#111: Radiohead, "The Bends" (1995)
Everyone is, everything is broken
Why can’t you forget ? Why can’t you forget ?
- Radiohead, “Planet Telex”
I didn’t hear The Bends, Radiohead’s second album, until 1998, when I received it as a 24th birthday present, along with OK Computer, which is the album that made me look around the year before and wonder what this thing called Radiohead was about. So much of what the nineties became for me had to do with drifting and aimlessness: I had dropped out of high school in 1993, and gotten a job at a local library. I started college in 1995, still working. I had vague and grandiose dreams: I wanted to be a writer, but had only written papers for school. In 1996, I fell in love with film studies, and saw myself (or another, more interesting version of myself) as a film scholar and a critic. The music that filtered back to me in those years didn’t speak to me: I felt like grunge and riot grrrl were too angry for me, because I was scared of the anger I already had, and that I pretended didn’t exist. The college rock/alternative station that I had listened to throughout my adolescence was losing its enchantment: I didn’t care about the battle between Blur and Oasis; I don’t remember ever hearing “Creep” on the radio, or anywhere else, although I read years later that Thom Yorke almost drowned in a pool during a performance at MTV’s annual Spring Break.

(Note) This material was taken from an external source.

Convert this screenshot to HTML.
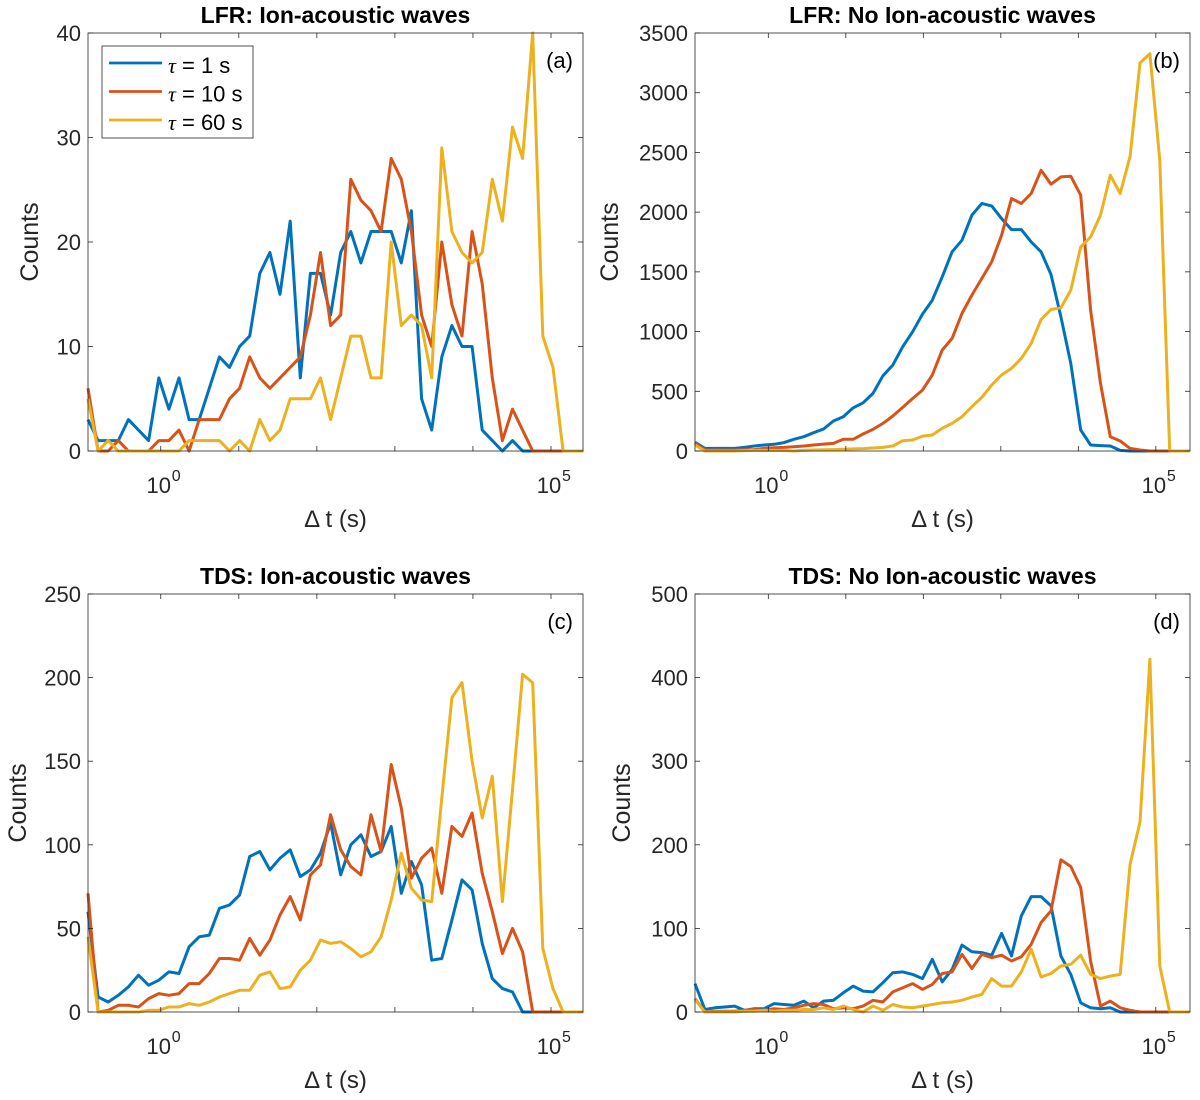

I was perfect for what Radiohead was trying to tell the world. It just took me longer to find them. The Bends is an extraordinary transitional album: it sounds exactly like its time (the midpoint of the nineties), and out of its time, too; an album that twenty years later still retains its desolation and instrumental pyrotechnics. If they had continued in the vein of Pablo Honey, they might have gotten a few albums in, had followers, and then maybe gotten bored or sick of their sound, and stopped. There is young adult, fashionable alienation on The Bends (“I wish it was the sixties / I wish I could be happy / I wish, I wish I wish that something would happen”) but there is also the pain of living with oneself, and with the world there, too, that goes beyond “I don’t know how to fit in (and I don’t want to),” to the weight of fear and existing in a place that’s going to be a dystopia much faster than anyone could have foreseen. If OK Computer shows us the internal effects of that landscape in full, then The Bends gives us glimpses; ragged messages and calls for help:
I call up my friend the good angel
But she’s out with her answerphone
She said that she’d love to come help
But
the sea would electrocute us all
Yorke’s voice sneers and mourns through The Bends. He condemns the popularity of his own creation, “Creep,” and its consumers, too, in “My Iron Lung,” and I think what drew me to this album then and, to a lesser extent, now, is the attitude of fuck off or fight me. I don’t care. But if that roiling anger is there, then the bottomless sadness is there, too, and it’s unfeigned:
If I could be who you wanted
If I could be who you wanted
all the time. All the time.
I understand, up to a point, why there’s a nineties nostalgia going on now. People see some kind of freedom there, or better music, or a dream of progression. The gaudiness of the eighties had been stripped away for some sort of authenticity that became a commodity itself, and The Bends asks, Do you want to be pissed off or sad about it? Is one just a shade of the other? I wasn’t asking myself these questions when I was listening to it at twenty-four. I was trying to build a wall out of scraps of movies and books and music to keep all of that out. I let other people feel all of the things that I desperately did not want to feel: Rage. Loneliness. Joy.
Joy still remains tricky for me. I have to work at it. There are moments when I see it in the video for “Just,” with Jonny Greenwood making love to his guitar and upping the ante for the rest of the band, and Yorke spinning out his own moves in a too-small room while the rest of the world ends, or holding a book that I wrote in my hands, still wondering how I managed to do that. The Bends showed me a way out in 1998. It still does.